I understand the fear that all of them will reach their ceilings but the experience of the Tigers should convince us that not all top prospects reach their ceilings. In addition, there is real reason to worry about all four of them being impact players for the Cubs. Javier Baez still has eye-popping power, but he’s working on approach in AAA. As a young player, it’s far too soon to say he won’t. But there are also no guarantees he will. Almora is struggling to hit in high A ball and his lack of walks has been much discussed. Jorge Soler and Pierce Johnson haven’t been able to get on the field this year. Dan Vogelbach is a first baseman only on a team with Anthony Rizzo and his numbers since short season ball have been good but not good enough to compensate for his glove.
Again, this isn’t to say they’re doomed, just to say there is significant risk in all of them, much like existed in Maybin and Miller. If we can de-risk by turning them into the game’s premiere young power hitter, I think it’s a good idea to do so.
The down side?
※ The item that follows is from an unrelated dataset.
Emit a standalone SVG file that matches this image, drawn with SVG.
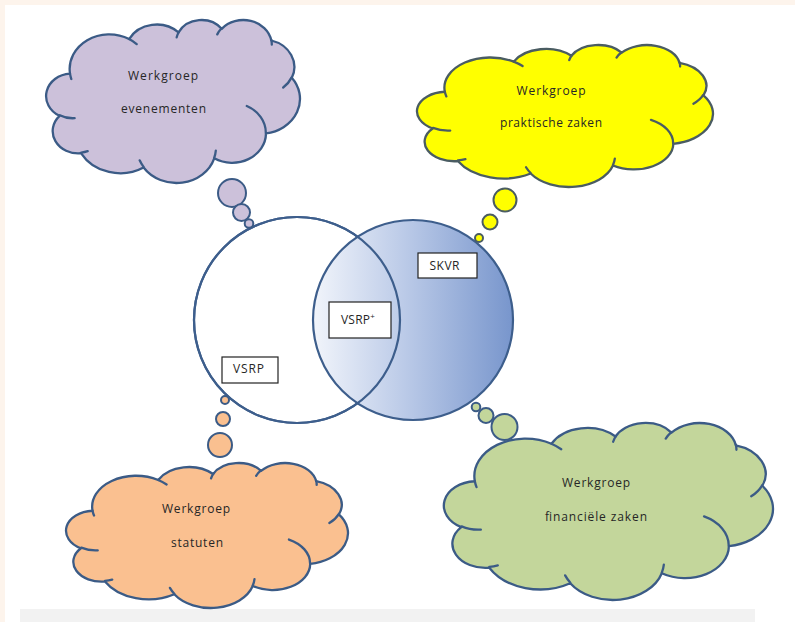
<svg xmlns="http://www.w3.org/2000/svg" xmlns:xlink="http://www.w3.org/1999/xlink" width="795" height="622" viewBox="0 0 795 622">
<defs>
<style>
.cl{stroke:#3b5b86;stroke-width:2.3;stroke-linejoin:round}
.cy{stroke:#4a5c62;stroke-width:2.3;stroke-linejoin:round}
.bub{stroke:#3b5b86;stroke-width:2}
.buby{fill:#ffff00;stroke:#4a5c62;stroke-width:2}
.t{font-family:"Open Sans","Liberation Sans",sans-serif;font-size:12px;fill:#262626}
.lbl{fill:#ffffff;stroke:#222222;stroke-width:1.2}
.venn{stroke:#3d5e8c;stroke-width:2.2}
</style>
<linearGradient id="gradSkvr" gradientUnits="userSpaceOnUse" x1="312" y1="0" x2="514" y2="0">
<stop offset="0" stop-color="#f2f5fb"/>
<stop offset="0.45" stop-color="#bccbe8"/>
<stop offset="1" stop-color="#7795cc"/>
</linearGradient>
<path id="cloud" vector-effect="non-scaling-stroke" d="M3900 14370A6753 9190 0 0 1 14007 5203A5333 7267 0 0 1 22458 3433A4365 5945 0 0 1 29835 2482A4857 6595 0 0 1 38320 5577A5333 7273 0 0 1 41820 15461A6775 9220 0 0 1 37406 30204A5785 7867 0 0 1 28558 36815A6752 9215 0 0 1 16483 39265A7720 10543 0 0 1 5808 35472A4360 5918 0 0 1 2116 25550A4345 5945 0 0 1 3900 14370Z"/>
<path id="crease" vector-effect="non-scaling-stroke" fill="none" stroke-linecap="round" d="M4693 26177A4345 5945 0 0 1 2160 25380M6928 34899A4360 5918 0 0 1 5820 35280M16478 39090A6752 9215 0 0 1 15810 37350M28827 34751A6752 9215 0 0 1 28560 36661M34129 22954A5785 7867 0 0 1 37380 30090M41798 15354A5333 7273 0 0 1 40350 18030M38324 5426A4857 6595 0 0 1 38400 6690M29078 3952A4857 6595 0 0 1 29820 2341M22141 4720A4365 5945 0 0 1 22500 3330M14000 5192A6753 9190 0 0 1 15298 6539M4127 15789A6753 9190 0 0 1 3900 14370"/>
</defs>

<rect x="0" y="0" width="795" height="622" fill="#fdf4ec"/>
<rect x="5" y="5" width="790" height="617" fill="#ffffff"/>
<rect x="20" y="609" width="735" height="13" fill="#f2f2f2"/>

<g id="venn-vsrp">
<circle cx="297" cy="320" r="103" fill="#ffffff" class="venn"/>
</g>
<g id="venn-skvr">
<circle cx="413" cy="320" r="100" fill="url(#gradSkvr)" class="venn"/>
</g>
<circle cx="297" cy="320" r="103" fill="none" class="venn"/>

<g id="label-skvr">
<rect x="418" y="253" width="59" height="25" class="lbl"/>
<text x="444.5" y="270" text-anchor="middle" class="t" font-size="11" textLength="30" lengthAdjust="spacing">SKVR</text>
</g>
<g id="label-vsrp-plus">
<rect x="329" y="302" width="62" height="36" class="lbl"/>
<text x="341" y="323.5" class="t" font-size="11"><tspan textLength="29" lengthAdjust="spacing">VSRP</tspan><tspan dy="-5" font-size="8">+</tspan></text>
</g>
<g id="label-vsrp">
<rect x="222" y="357" width="56" height="26" class="lbl"/>
<text x="248.5" y="373" text-anchor="middle" class="t" font-size="11" textLength="31" lengthAdjust="spacing">VSRP</text>
</g>

<g id="cloud-evenementen">
<g transform="translate(47.193 19.468) scale(0.005849 0.0037716)" fill="#ccc1da" class="cl">
<use xlink:href="#cloud"/>
<use xlink:href="#crease"/>
</g>
<text x="163" y="80" text-anchor="middle" class="t" textLength="70" lengthAdjust="spacing">Werkgroep</text>
<text x="163.5" y="112.5" text-anchor="middle" class="t" textLength="85" lengthAdjust="spacing">evenementen</text>
</g>

<g id="cloud-praktische-zaken">
<g transform="translate(418.225 44.537) scale(0.00682 0.0032857)" fill="#ffff00" class="cy">
<use xlink:href="#cloud"/>
<use xlink:href="#crease"/>
</g>
<text x="551" y="95" text-anchor="middle" class="t" textLength="69" lengthAdjust="spacing">Werkgroep</text>
<text x="551" y="126.5" text-anchor="middle" class="t" textLength="102" lengthAdjust="spacing">praktische zaken</text>
</g>

<g id="cloud-statuten">
<g transform="translate(67.214 462.527) scale(0.0064964 0.0033551)" fill="#fac090" class="cl">
<use xlink:href="#cloud"/>
<use xlink:href="#crease"/>
</g>
<text x="196" y="513" text-anchor="middle" class="t" textLength="68" lengthAdjust="spacing">Werkgroep</text>
<text x="197" y="547" text-anchor="middle" class="t" textLength="52" lengthAdjust="spacing">statuten</text>
</g>

<g id="cloud-financiele-zaken">
<g transform="translate(445.25 422.42) scale(0.0075829 0.0040955)" fill="#c3d69b" class="cl">
<use xlink:href="#cloud"/>
<use xlink:href="#crease"/>
</g>
<text x="596" y="487" text-anchor="middle" class="t" textLength="68" lengthAdjust="spacing">Werkgroep</text>
<text x="596" y="520.5" text-anchor="middle" class="t" textLength="102" lengthAdjust="spacing">financiële zaken</text>
</g>

<g id="connectors">
<circle cx="232" cy="193" r="14" fill="#ccc1da" class="bub"/>
<circle cx="241.5" cy="212.5" r="8.5" fill="#ccc1da" class="bub"/>
<circle cx="249" cy="223.5" r="4.3" fill="#ccc1da" class="bub"/>

<circle cx="505" cy="200" r="11.5" class="buby"/>
<circle cx="490" cy="222" r="7.5" class="buby"/>
<circle cx="479" cy="238" r="4" class="buby"/>

<circle cx="225" cy="400" r="4" fill="#fac090" class="bub"/>
<circle cx="223" cy="419" r="7" fill="#fac090" class="bub"/>
<circle cx="220" cy="445" r="12" fill="#fac090" class="bub"/>

<circle cx="476" cy="407" r="4.3" fill="#c3d69b" class="bub"/>
<circle cx="486" cy="415.5" r="7.5" fill="#c3d69b" class="bub"/>
<circle cx="504.5" cy="427" r="13" fill="#c3d69b" class="bub"/>
</g>
</svg>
The obvious one is that the Marlins ride those 5 players to multiple World Series titles. And while it’s certainly a danger, the history of prospects suggests that it is unlikely.
Perhaps the bigger danger is that young offensive players haven’t been a problem but we could use an elite young pitcher. Throwing our best prospects for another hitter — who may also be restricted to first base as he ages — would leave us unable to trade for a pitcher.
That’s fair but, right now, pitching has not been a problem for this team. Offense has. Getting a bat like Stanton to match up with Rizzo solves that issue for a decade and gives us a solid frame to add the prospects to. Our depth means we still have prospects coming. If Almora isn’t our center fielder of the future, Jacob Hannemann can take that role. Baez won’t be supplanting Castro at short, but Marco Hernandez could. In that sense, we’re in even better shape than the Tigers were when they made their trade.
So what do you guys think? Is it worth it to trade the farm for Stanton? Would you rather trade for someone else? Or do you think our prospects should have their future in Chicago?